OBJECTIVE - Beginning with the first line, set down every line through the one containing "return (H - B - py) / ph", exactly as it appears, but not the pictures.

* START *

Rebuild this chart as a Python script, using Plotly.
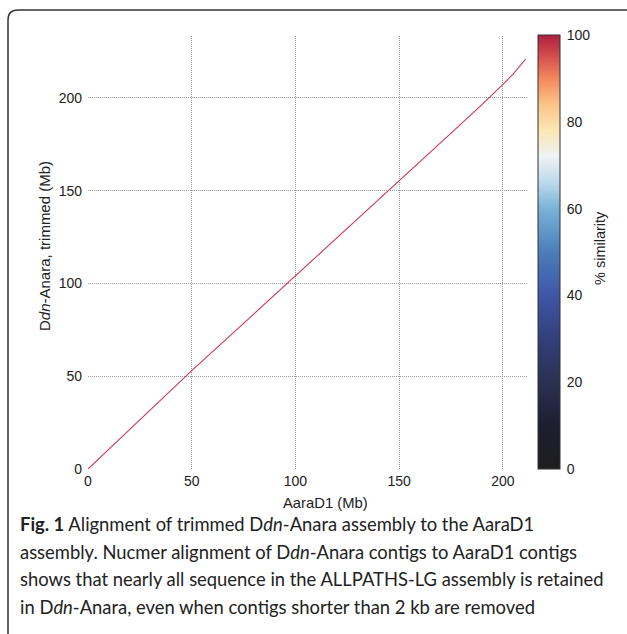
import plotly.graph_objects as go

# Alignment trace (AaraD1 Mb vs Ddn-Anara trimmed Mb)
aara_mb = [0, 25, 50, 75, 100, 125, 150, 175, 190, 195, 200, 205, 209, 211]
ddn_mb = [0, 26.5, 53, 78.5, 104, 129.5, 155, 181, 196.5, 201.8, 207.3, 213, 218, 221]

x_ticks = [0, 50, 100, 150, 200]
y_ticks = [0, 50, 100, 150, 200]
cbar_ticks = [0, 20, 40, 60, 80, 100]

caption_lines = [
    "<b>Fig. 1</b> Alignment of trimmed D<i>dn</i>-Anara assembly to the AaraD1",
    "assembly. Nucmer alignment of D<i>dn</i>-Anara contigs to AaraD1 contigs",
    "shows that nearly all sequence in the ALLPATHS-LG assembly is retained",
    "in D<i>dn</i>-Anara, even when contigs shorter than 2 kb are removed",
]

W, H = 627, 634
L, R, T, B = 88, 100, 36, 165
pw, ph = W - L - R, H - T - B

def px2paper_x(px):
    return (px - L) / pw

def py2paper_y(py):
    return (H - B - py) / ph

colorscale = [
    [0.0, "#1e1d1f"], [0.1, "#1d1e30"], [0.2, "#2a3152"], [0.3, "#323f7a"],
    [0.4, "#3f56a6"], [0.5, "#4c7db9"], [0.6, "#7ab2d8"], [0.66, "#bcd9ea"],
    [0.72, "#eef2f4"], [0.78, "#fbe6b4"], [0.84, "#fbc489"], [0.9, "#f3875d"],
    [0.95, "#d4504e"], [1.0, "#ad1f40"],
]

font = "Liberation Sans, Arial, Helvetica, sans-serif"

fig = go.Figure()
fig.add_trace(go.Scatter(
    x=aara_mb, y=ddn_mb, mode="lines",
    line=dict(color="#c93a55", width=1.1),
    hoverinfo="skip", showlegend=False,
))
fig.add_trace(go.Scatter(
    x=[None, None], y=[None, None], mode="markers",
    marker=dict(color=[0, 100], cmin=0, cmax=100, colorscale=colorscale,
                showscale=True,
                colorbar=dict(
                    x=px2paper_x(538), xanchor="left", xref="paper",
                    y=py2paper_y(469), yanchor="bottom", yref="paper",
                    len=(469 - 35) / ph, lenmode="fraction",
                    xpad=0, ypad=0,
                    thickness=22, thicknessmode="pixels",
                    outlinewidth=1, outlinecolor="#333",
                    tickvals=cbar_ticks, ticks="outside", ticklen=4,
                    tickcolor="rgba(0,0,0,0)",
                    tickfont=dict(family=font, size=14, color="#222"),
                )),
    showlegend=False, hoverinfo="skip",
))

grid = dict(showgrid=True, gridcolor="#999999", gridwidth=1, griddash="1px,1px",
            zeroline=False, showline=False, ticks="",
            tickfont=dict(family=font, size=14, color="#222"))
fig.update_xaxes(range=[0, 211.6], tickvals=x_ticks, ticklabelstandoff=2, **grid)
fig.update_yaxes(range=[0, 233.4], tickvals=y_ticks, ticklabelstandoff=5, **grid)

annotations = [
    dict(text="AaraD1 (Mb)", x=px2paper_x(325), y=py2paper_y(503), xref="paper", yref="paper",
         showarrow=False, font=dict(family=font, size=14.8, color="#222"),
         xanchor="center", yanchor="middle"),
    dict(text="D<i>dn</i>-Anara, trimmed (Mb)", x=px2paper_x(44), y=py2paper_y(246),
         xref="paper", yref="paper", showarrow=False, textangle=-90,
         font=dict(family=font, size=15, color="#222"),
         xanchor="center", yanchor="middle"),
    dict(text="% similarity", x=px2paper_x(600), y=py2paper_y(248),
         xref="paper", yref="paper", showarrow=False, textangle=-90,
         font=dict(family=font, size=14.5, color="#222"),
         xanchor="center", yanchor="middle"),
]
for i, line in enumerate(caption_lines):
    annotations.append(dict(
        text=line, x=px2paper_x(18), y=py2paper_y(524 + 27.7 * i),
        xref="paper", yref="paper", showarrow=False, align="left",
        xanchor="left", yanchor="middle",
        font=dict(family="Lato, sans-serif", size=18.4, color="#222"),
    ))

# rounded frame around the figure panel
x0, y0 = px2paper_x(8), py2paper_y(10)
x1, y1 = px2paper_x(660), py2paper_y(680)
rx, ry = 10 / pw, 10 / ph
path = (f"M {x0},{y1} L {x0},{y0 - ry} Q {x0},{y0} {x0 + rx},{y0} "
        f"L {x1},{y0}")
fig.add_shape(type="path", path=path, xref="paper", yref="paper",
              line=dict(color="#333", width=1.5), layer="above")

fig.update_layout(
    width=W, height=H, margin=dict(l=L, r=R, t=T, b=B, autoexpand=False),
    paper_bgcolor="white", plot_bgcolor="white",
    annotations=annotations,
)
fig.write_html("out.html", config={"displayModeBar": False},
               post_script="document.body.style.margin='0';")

* END *

COMPLETE RESPONSE -
Rebuild this chart as a Python script, using Plotly.
import plotly.graph_objects as go

# Alignment trace (AaraD1 Mb vs Ddn-Anara trimmed Mb)
aara_mb = [0, 25, 50, 75, 100, 125, 150, 175, 190, 195, 200, 205, 209, 211]
ddn_mb = [0, 26.5, 53, 78.5, 104, 129.5, 155, 181, 196.5, 201.8, 207.3, 213, 218, 221]

x_ticks = [0, 50, 100, 150, 200]
y_ticks = [0, 50, 100, 150, 200]
cbar_ticks = [0, 20, 40, 60, 80, 100]

caption_lines = [
    "<b>Fig. 1</b> Alignment of trimmed D<i>dn</i>-Anara assembly to the AaraD1",
    "assembly. Nucmer alignment of D<i>dn</i>-Anara contigs to AaraD1 contigs",
    "shows that nearly all sequence in the ALLPATHS-LG assembly is retained",
    "in D<i>dn</i>-Anara, even when contigs shorter than 2 kb are removed",
]

W, H = 627, 634
L, R, T, B = 88, 100, 36, 165
pw, ph = W - L - R, H - T - B

def px2paper_x(px):
    return (px - L) / pw

def py2paper_y(py):
    return (H - B - py) / ph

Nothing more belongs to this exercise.